In swine slaughterhouses, hog carcasses are suspended above a conveyor belt while workers have to quickly slice or package the cuts as the line moves along—with current line speed caps, workers perform each cut in about three seconds, 8,848 times a day. Poultry and cattle processing facilities have a similar structure. Even under capped line speeds, worker deaths and serious injuries occur often—an average of 27 meatpacking workers have to get amputations or are hospitalized every day. In 2023, a 16-year-old Guatemalan immigrant was sanitizing machines at a poultry plant when the machine pulled him into its gears and killed him. A worker at a Colorado JBS plant that same year died after he fell into a chemical vat used to process animal hides. Another JBS worker had his arm ripped off by a conveyor belt in 2021, and others have had their fingers crushed.
Meat workers are often intimidated to keep the speed up, afraid to stand up to their bosses to slow things down even when exhaustion sets in and their knives get dull. In fact, line speeds are so strict that 80 percent of workers have reported not being able to use the bathroom when needed, with some workers testifying that people are even forced to soil themselves to keep working.
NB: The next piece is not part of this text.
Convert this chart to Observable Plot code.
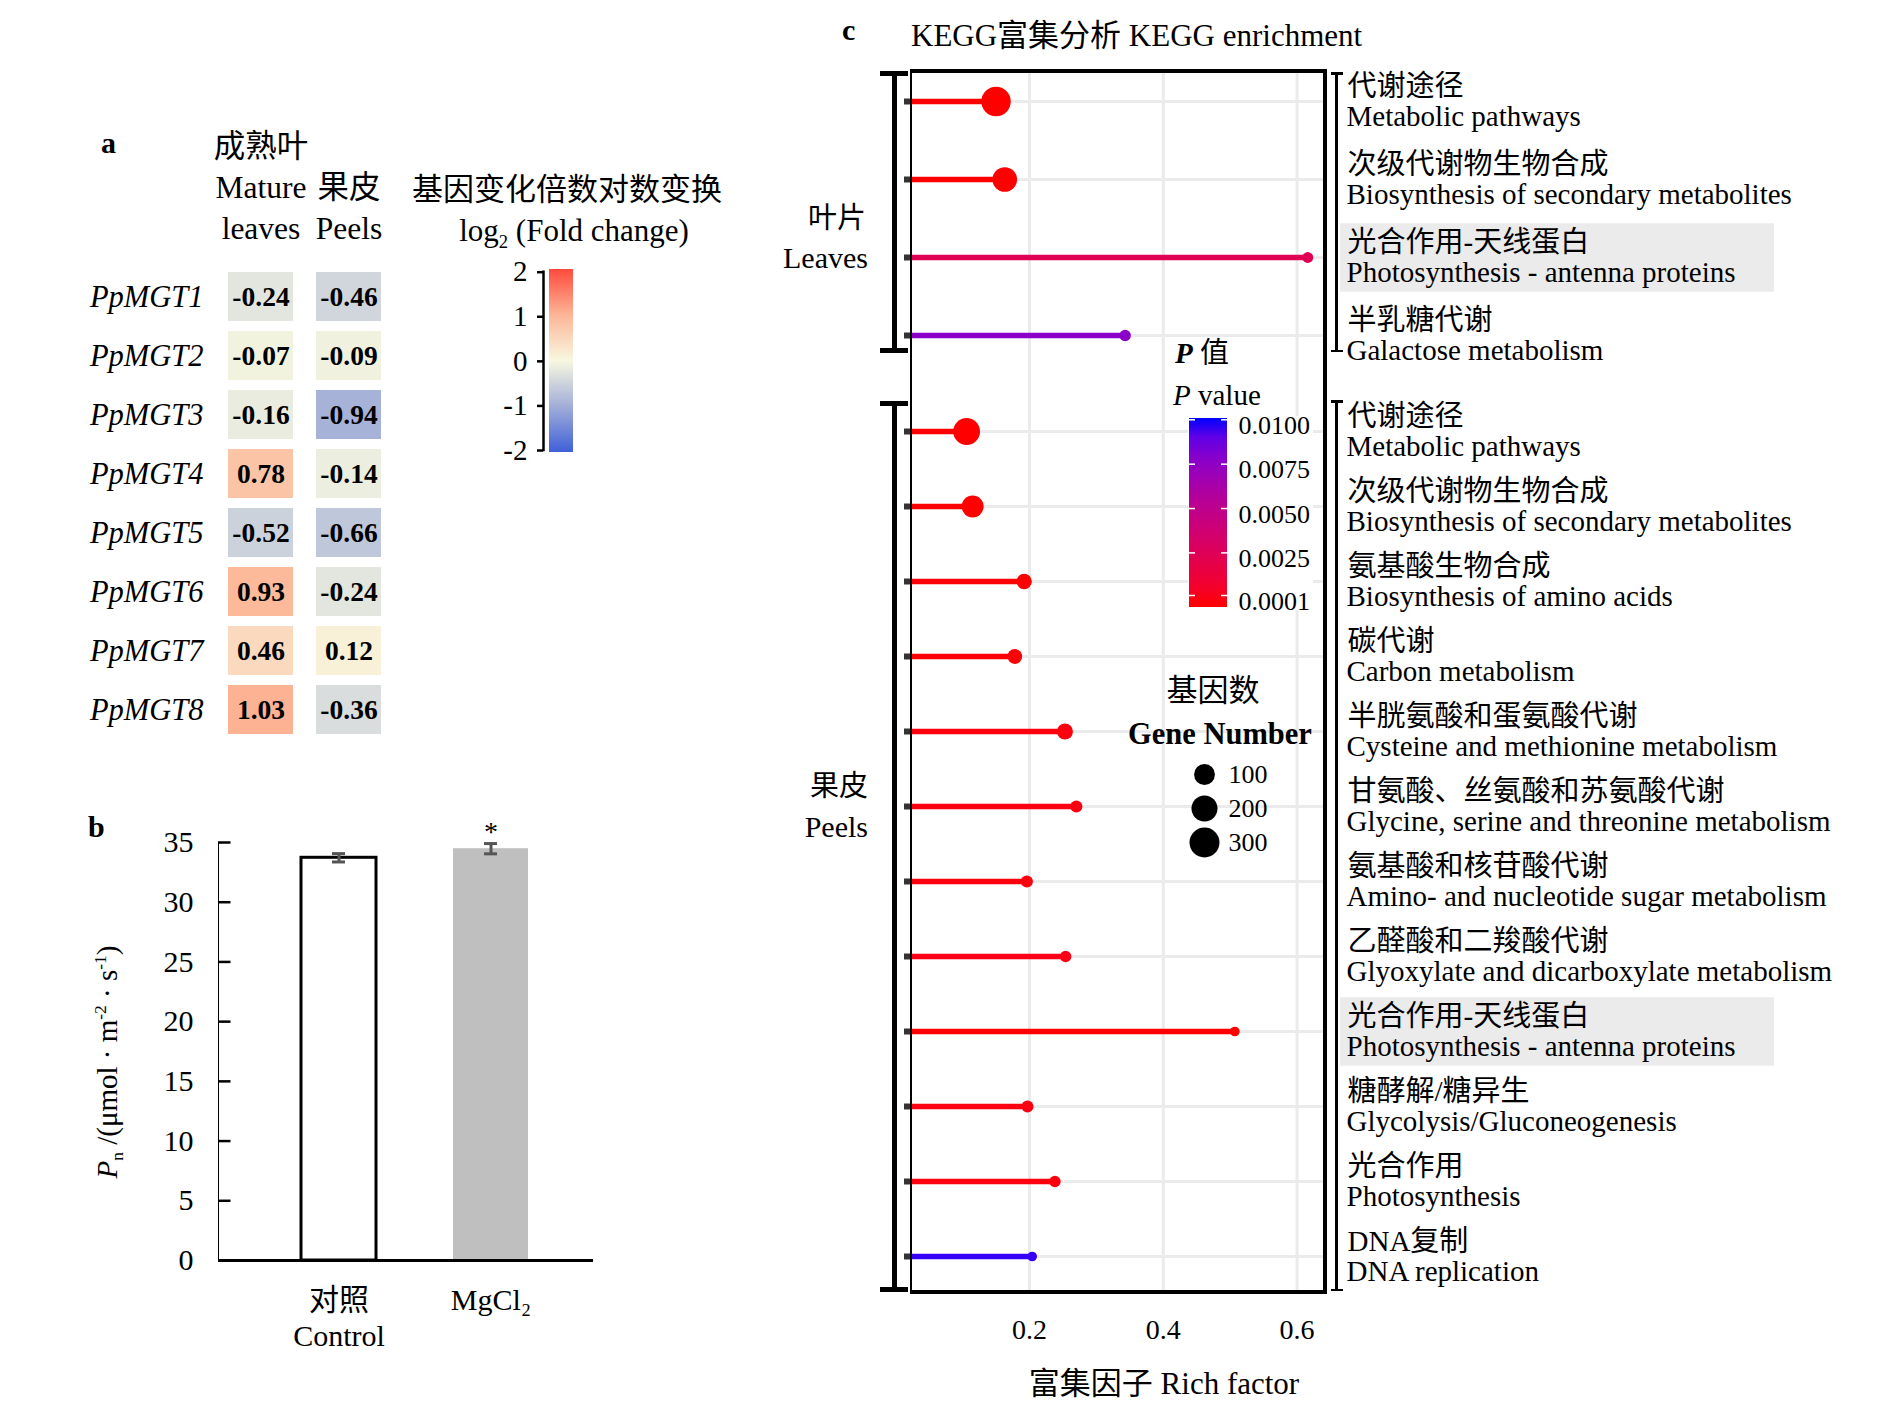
<!DOCTYPE html>
<html><head><meta charset="utf-8">
<script src="https://cdn.jsdelivr.net/npm/d3@7"></script>
<script src="https://cdn.jsdelivr.net/npm/@observablehq/plot@0.6"></script>
<style>
html,body{margin:0;padding:0;background:#fff;}
#fig{position:relative;width:1890px;height:1417px;overflow:hidden;font-family:"Liberation Serif","Times New Roman","Noto Sans CJK SC",serif;color:#000;background:#fff;}
.abs{position:absolute;white-space:nowrap;line-height:1;}
.abs svg{overflow:visible;}
sub,sup{font-size:0.6em;line-height:0;}
</style></head><body><div id="fig"></div>
<script>
// ================= DATA =================
// panel a
const genes = ["PpMGT1","PpMGT2","PpMGT3","PpMGT4","PpMGT5","PpMGT6","PpMGT7","PpMGT8"];
const tissues = ["Mature leaves","Peels"];
const tissueHeaders = ["成熟叶\nMature\nleaves","果皮\nPeels"];
const matureLog2FC = [-0.24,-0.07,-0.16,0.78,-0.52,0.93,0.46,1.03];
const peelLog2FC = [-0.46,-0.09,-0.94,-0.14,-0.66,-0.24,0.12,-0.36];
const fcTicks = [-2,-1,0,1,2];
const fcColors = ["#3f60d8","#a2aed8","#f8f8e0","#fcb596","#ff4a3c"];
// panel b
const treatments = ["Control","MgCl2"];
const treatmentLabels = ["对照\nControl","MgCl₂"];
const pnMean = [33.72, 34.48];
const pnSE = [0.35, 0.43];
const pnSignif = ["", "*"];
const pnTicks = [0,5,10,15,20,25,30,35];
// panel c
const leafCn = ["代谢途径","次级代谢物生物合成","光合作用-天线蛋白","半乳糖代谢"];
const leafEn = ["Metabolic pathways","Biosynthesis of secondary metabolites","Photosynthesis - antenna proteins","Galactose metabolism"];
const leafRich = [0.150,0.163,0.616,0.343];
const leafGenes = [284,169,4,6];
const leafP = [0.0001,0.0001,0.0028,0.0078];
const peelCn = ["代谢途径","次级代谢物生物合成","氨基酸生物合成","碳代谢","半胱氨酸和蛋氨酸代谢","甘氨酸、丝氨酸和苏氨酸代谢","氨基酸和核苷酸代谢","乙醛酸和二羧酸代谢","光合作用-天线蛋白","糖酵解/糖异生","光合作用","DNA复制"];
const peelEn = ["Metabolic pathways","Biosynthesis of secondary metabolites","Biosynthesis of amino acids","Carbon metabolism","Cysteine and methionine metabolism","Glycine, serine and threonine metabolism","Amino- and nucleotide sugar metabolism","Glyoxylate and dicarboxylate metabolism","Photosynthesis - antenna proteins","Glycolysis/Gluconeogenesis","Photosynthesis","DNA replication"];
const peelRich = [0.106,0.115,0.192,0.178,0.253,0.270,0.196,0.254,0.507,0.197,0.238,0.204];
const peelGenes = [218,119,31,26,37,9,9,6,1,8,6,1];
const peelP = [0.0001,0.0001,0.0002,0.0002,0.0003,0.0004,0.0003,0.0005,0.0001,0.0004,0.0003,0.0097];
const highlightPathway = "Photosynthesis - antenna proteins";
const richTicks = [0.2,0.4,0.6];
const pTicks = [0.0001,0.0025,0.005,0.0075,0.01];
const geneBreaks = [100,200,300];

// ================= HELPERS =================
const FONT = '"Liberation Serif","Times New Roman","Noto Sans CJK SC",serif';
const fig = document.getElementById("fig");
function place(node, left, top, w) {
  const d = document.createElement("div");
  d.className = "abs";
  d.style.left = left + "px"; d.style.top = top + "px";
  if (w) d.style.width = w + "px";
  d.appendChild(node); fig.appendChild(d); return d;
}
function txt(html, x, y, o = {}) {
  const {anchor = "start", size = 28, weight = "normal", style = "normal", rotate = 0} = o;
  const d = document.createElement("div");
  d.className = "abs"; d.innerHTML = html;
  Object.assign(d.style, {left: x + "px", top: y + "px", fontSize: size + "px", fontWeight: weight, fontStyle: style});
  const tx = anchor === "start" ? "0" : anchor === "middle" ? "-50%" : "-100%";
  d.style.transform = `translate(${tx},-50%)` + (rotate ? ` rotate(${rotate}deg)` : "");
  fig.appendChild(d); return d;
}
function rect(x, y, w, h, css) {
  const d = document.createElement("div");
  d.className = "abs";
  Object.assign(d.style, {left: x + "px", top: y + "px", width: w + "px", height: h + "px"}, css);
  fig.appendChild(d); return d;
}
const baseStyle = (size) => ({fontFamily: FONT, fontSize: size + "px", background: "transparent", overflow: "visible", color: "black"});

// ================= PANEL a =================
const heatData = genes.flatMap((g, i) => [
  {gene: g, tissue: tissues[0], v: matureLog2FC[i]},
  {gene: g, tissue: tissues[1], v: peelLog2FC[i]}
]);
const fcInterp = d3.piecewise(d3.interpolateRgb, fcColors);
const heat = Plot.plot({
  width: 324, height: 626, marginLeft: 125, marginRight: 0, marginTop: 139.1, marginBottom: 0,
  x: {type: "band", domain: tissues, padding: 0.26, axis: null},
  y: {type: "band", domain: genes, padding: 0.17, axis: null},
  color: {type: "linear", domain: [fcTicks[0], fcTicks[fcTicks.length - 1]], interpolate: fcInterp},
  style: baseStyle(30),
  marks: [
    Plot.cell(heatData, {x: "tissue", y: "gene", fill: "v", inset: 0}),
    Plot.text(heatData, {x: "tissue", y: "gene", text: d => d.v.toFixed(2), fontSize: 27.5, fontWeight: "bold"}),
    Plot.axisY({tickSize: 0, tickPadding: 2, fontSize: 30.5, fontStyle: "italic", label: null}),
    Plot.axisX({anchor: "top", tickSize: 0, tickPadding: 21, fontSize: 31.5, lineHeight: 1.3,
      tickFormat: d => tissueHeaders[tissues.indexOf(d)], label: null})
  ]
});
place(heat, 80, 120, 324);

// colour bar of panel a
const fcStops = fcTicks.map((v, i) => `${fcColors[i]} ${(v - fcTicks[0]) / (fcTicks[fcTicks.length - 1] - fcTicks[0]) * 100}%`).join(",");
rect(549, 269.3, 24, 182.4, {background: `linear-gradient(to top, ${fcStops})`});
const fcAxis = Plot.plot({
  width: 70, height: 220, marginLeft: 63, marginRight: 0, marginTop: 21.7, marginBottom: 20,
  x: {domain: [0, 1], axis: null},
  y: {domain: [fcTicks[0], fcTicks[fcTicks.length - 1]], axis: null},
  style: baseStyle(29),
  marks: [
    Plot.ruleX([0], {strokeWidth: 2.5, strokeLinecap: "square"}),
    Plot.axisY({ticks: fcTicks, tickSize: 6, tickPadding: 10, strokeWidth: 2.5, tickFormat: d => String(d), label: null})
  ]
});
place(fcAxis, 480, 250, 70);
txt("<b>a</b>", 101, 143, {size: 30});
txt("基因变化倍数对数变换", 567, 189, {anchor: "middle", size: 31});
txt("log<sub>2</sub> (Fold change)", 574, 230, {anchor: "middle", size: 31});

// ================= PANEL b =================
const pnData = treatments.map((t, i) => ({t, mean: pnMean[i], se: pnSE[i], sig: pnSignif[i]}));
const bFrameW = 375;
const bPlot = Plot.plot({
  width: 158 + bFrameW, height: 560, marginLeft: 158, marginRight: 0, marginTop: 42, marginBottom: 100,
  x: {type: "band", domain: treatments, paddingInner: 0.505, paddingOuter: 0.4845, align: 0.559, axis: null},
  y: {domain: [0, 35], ticks: pnTicks, tickSize: 0, tickPadding: 25, line: true, label: null},
  style: baseStyle(30),
  marks: [
    Plot.barY(pnData.filter(d => d.t === treatments[0]), {x: "t", y: "mean", fill: "white", stroke: "black", strokeWidth: 3}),
    Plot.barY(pnData.filter(d => d.t !== treatments[0]), {x: "t", y: "mean", fill: "#bfbfbf"}),
    Plot.ruleX(pnData, {x: "t", y1: d => d.mean - d.se, y2: d => d.mean + d.se, stroke: "#555", strokeWidth: 3}),
    Plot.tickY(pnData, {x: "t", y: d => d.mean - d.se, stroke: "#555", strokeWidth: 3, insetLeft: 31, insetRight: 31}),
    Plot.tickY(pnData, {x: "t", y: d => d.mean + d.se, stroke: "#555", strokeWidth: 3, insetLeft: 31, insetRight: 31}),
    Plot.text(pnData, {x: "t", y: d => d.mean + d.se, text: "sig", dy: -12, fontSize: 28}),
    Plot.tickY(pnTicks, {y: d => d, strokeWidth: 2.5, insetRight: bFrameW - 12.5}),
    Plot.ruleY([0], {strokeWidth: 3}),
    Plot.axisX({tickSize: 0, tickPadding: 24, fontSize: 30, lineHeight: 1.2,
      tickFormat: d => treatmentLabels[treatments.indexOf(d)], label: null})
  ]
});
place(bPlot, 60, 800, 158 + bFrameW);
txt("<b>b</b>", 88, 827, {size: 30});
txt('<i>P</i><sub>n</sub> /(μmol · m<sup>-2</sup> · s<sup>-1</sup>)', 107, 1062, {anchor: "middle", rotate: -90, size: 29});

// ================= PANEL c =================
const leafRows = leafEn.map((en, i) => ({en, cn: leafCn[i], rich: leafRich[i], genes: leafGenes[i], p: leafP[i]}));
const peelRows = peelEn.map((en, i) => ({en, cn: peelCn[i], rich: peelRich[i], genes: peelGenes[i], p: peelP[i]}));
const richDomain = [0.0236, 0.6395];
const pColor = {type: "linear", domain: [pTicks[0], pTicks[pTicks.length - 1]], range: ["red", "blue"], interpolate: "lab"};
const rScale = {type: "sqrt", domain: [0, 300], range: [4.2, 15]};

function lollipop(rows, {height, marginBottom = 0, padding, align, axis = false}) {
  return Plot.plot({
    width: 443, height, marginLeft: 31, marginRight: 0, marginTop: 0, marginBottom,
    x: {domain: richDomain, axis: null},
    y: {type: "point", domain: rows.map(d => d.en), padding, align, axis: null},
    r: rScale, color: pColor,
    style: baseStyle(27),
    marks: [
      Plot.gridX(richTicks, {stroke: "#ebebeb", strokeOpacity: 1, strokeWidth: 3}),
      Plot.gridY({stroke: "#ebebeb", strokeOpacity: 1, strokeWidth: 3}),
      Plot.axisY({tickSize: 7, tickFormat: () => "", stroke: "#333", strokeWidth: 6, label: null}),
      Plot.ruleY(rows, {y: "en", x1: () => richDomain[0], x2: "rich", stroke: "p", strokeWidth: 5.5}),
      Plot.dot(rows, {x: "rich", y: "en", r: "genes", fill: "p"}),
      axis ? Plot.axisX({ticks: richTicks, tickSize: 0, tickPadding: 27, fontSize: 28, tickFormat: d => String(d), label: null}) : null
    ]
  });
}
function labelsPlot(rows, {height, marginBottom = 0, padding, align}) {
  return Plot.plot({
    width: 434, height, marginLeft: 0, marginRight: 0, marginTop: 0, marginBottom,
    y: {type: "point", domain: rows.map(d => d.en), padding, align, axis: null},
    style: baseStyle(29),
    marks: [
      Plot.ruleY(rows.filter(d => d.en === highlightPathway), {y: "en", stroke: "#ebebeb", strokeWidth: 68.5}),
      Plot.text(rows, {y: "en", text: "cn", frameAnchor: "left", textAnchor: "start", dx: 7, dy: -15, fontSize: 29}),
      Plot.text(rows, {y: "en", text: "en", frameAnchor: "left", textAnchor: "start", dx: 6, dy: 15, fontSize: 29})
    ]
  });
}
const leafLayout = {height: 312, padding: 0.49, align: 0.387};
const peelLayout = {height: 969, marginBottom: 60, padding: 0.5286, align: 0.577};
place(lollipop(leafRows, leafLayout), 880, 71, 443);
place(lollipop(peelRows, {...peelLayout, axis: true}), 880, 383, 443);
place(labelsPlot(leafRows, leafLayout), 1340, 71, 434);
place(labelsPlot(peelRows, peelLayout), 1340, 383, 434);

// P value legend
rect(1188, 416, 125, 194, {background: "white"});
const labInterp = d3.interpolateLab(pColor.range[0], pColor.range[1]);
const pStops = d3.range(0, 11).map(i => `${labInterp(i / 10)} ${i * 10}%`).join(",");
rect(1189, 417.7, 38, 189, {background: `linear-gradient(to top, ${pStops})`});
const pAxis = Plot.plot({
  width: 130, height: 220, marginLeft: 0, marginRight: 92, marginTop: 19.3, marginBottom: 25,
  y: {domain: [pTicks[0], pTicks[pTicks.length - 1]], axis: null},
  style: baseStyle(26),
  marks: [
    Plot.tickY(pTicks, {y: d => d, stroke: "white", strokeWidth: 1.5, insetRight: 32}),
    Plot.tickY(pTicks, {y: d => d, stroke: "white", strokeWidth: 1.5, insetLeft: 32}),
    Plot.axisY({ticks: pTicks, anchor: "right", tickSize: 0, tickPadding: 11, tickFormat: d3.format(".4f"), fontSize: 26, dy: 6, label: null})
  ]
});
place(pAxis, 1189, 400, 130);
txt("<b><i>P</i></b> 值", 1175, 353, {size: 29});
txt("<i>P</i> value", 1173, 395, {size: 29});

// gene number legend
const sizeLeg = Plot.plot({
  width: 110, height: 105, marginLeft: 0, marginRight: 0, marginTop: 0, marginBottom: 0,
  y: {type: "point", domain: geneBreaks, range: [18.3, 86.7], padding: 0, axis: null},
  r: rScale,
  style: baseStyle(26),
  marks: [
    Plot.dot(geneBreaks, {y: d => d, r: d => d, frameAnchor: "left", dx: 24, fill: "black"}),
    Plot.text(geneBreaks, {y: d => d, text: d => String(d), frameAnchor: "left", dx: 48, textAnchor: "start", fontSize: 26})
  ]
});
place(sizeLeg, 1180, 755, 110);
txt("基因数", 1213, 690, {anchor: "middle", size: 31});
txt("<b>Gene Number</b>", 1220, 734, {anchor: "middle", size: 30.5});

// frame and brackets
rect(910, 69, 417, 1225, {border: "4px solid black", borderLeftWidth: "2.5px", boxSizing: "border-box"});
const K = {background: "black"};
rect(891.5, 71, 5, 282, K); rect(880, 71, 28, 5, K); rect(880, 348, 28, 5, K);
rect(891.5, 401, 5, 891, K); rect(880, 401, 28, 5, K); rect(880, 1287, 28, 5, K);
rect(1335, 72, 2.5, 280, K); rect(1331, 72, 12, 2.5, K); rect(1331, 349.5, 12, 2.5, K);
rect(1335, 400, 2.5, 891, K); rect(1331, 400, 12, 2.5, K); rect(1331, 1288.5, 12, 2.5, K);

txt("叶片", 866, 218, {anchor: "end", size: 29});
txt("Leaves", 868, 258, {anchor: "end", size: 30});
txt("果皮", 868, 786, {anchor: "end", size: 29});
txt("Peels", 868, 827, {anchor: "end", size: 30});
txt("<b>c</b>", 842, 30, {size: 30});
txt("KEGG富集分析 KEGG enrichment", 911, 35, {size: 31});
txt("富集因子 Rich factor", 1164, 1383, {anchor: "middle", size: 31});
</script></body></html>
Many of these workers are children. In February 2023, the Department of Labor found that JBS, Cargill, and Tyson all contracted a cleaning service that employed over 80 children at meatpacking facilities across the country. Some of the children were as young as 13, and they worked overnight shifts in slaughterhouses using hazardous chemicals to clean jagged processing equipment designed to rip through flesh. Tyson didn’t seem to learn their lesson, since additional federal court records unsealed in 2024 showed the company was being investigated for employing minors under the age of 16 at two plants in Arkansas.
In general, Big Meat preys on some of the most marginalized workers for its aggressive exploitation. Somewhere between 30 and 50 percent of the workers in the meat industry are undocumented, with Latin Americans making up about two-thirds of that segment. Additionally, many workers are displaced refugees or asylees who would be affected by Trump’s threats to end Temporary Protected Status. The industry’s support for Trump despite his stated plan to deport such a significant segment of the workforce is no mistake. His administration’s systemic denial of these workers’ human rights makes them more vulnerable to some of the most predatory kinds of exploitation. Not only are workers who live in fear of federal agents storming their homes and putting them in handcuffs easier to scare away from forming unions, but they are more likely to put up with wage theft, dangerous workplaces, grotesque injuries, harassment, and countless other abuses. Better keep quiet, or the boss will call ICE.